In a news conference outside Chicago Mayor Richard Daley's office, the Rev. Al Sharpton said he would take alleged abuse victims on a world tour to talk with Olympic Committee officials involved in selecting the host city if Chicago failed to start implementing reforms at its scandal-plagued police department by the end of December.
Sharpton, whose National Action Network group is based in New York and set up a branch in Chicago this year, dismissed criticism he was an outsider meddling in Chicago issues as he delivered a 10-point reform plan drafted by his group.
"The world must know the kind of city this is if the world is being invited to come into this city," he said.
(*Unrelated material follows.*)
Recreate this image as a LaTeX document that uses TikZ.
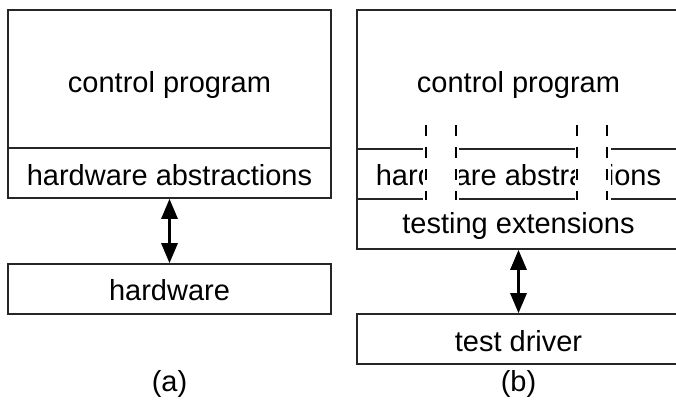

The host city for the 2016 Summer Olympics will be picked next year.
Among the key demands in the Sharpton plan are stripping the mayor of final say in the firing and suspension of officers accused of misconduct and releasing the complete records of officers who have had repeated brutality or abuse complaints filed against them by African-Americans.
"It is a continual alarm that we have heard since being in Chicago -- the unchecked police misconduct," Sharpton said. "And in this climate, there seems to be an almost denial by city officials and by those that should be, in our judgment, dealing with this problem."
Neither the mayor's office nor the police department had any immediate comment.
TORTURE ALLEGED
The police department in Chicago, the third-largest U.S. city, has been under a cloud in recent years as a result of officer-involved shootings and claims of police misconduct.
Last week, the city agreed to pay nearly $20 million to settle claims by four African-American men who alleged they were tortured into murder confessions, the latest in a string of costly and embarrassing settlements.
Earlier this year, three Chicago police officers were charged with aggravated assault for allegedly beating four businessmen last December in an off-duty melee caught on a bar's videotape.
Two months later, an off-duty police officers was caught on tape punching and kicking a female bartender after she refused to serve him another drink.
The two incidents contributed to the resignation of the city's police chief and the appointment late last month of former Federal Bureau of Investigation official J.P. Weis as Chicago's top cop.
But Sharpton and other local activists blasted the appointment of Weis, who is white, saying it was made without any input from with the city's minority communities.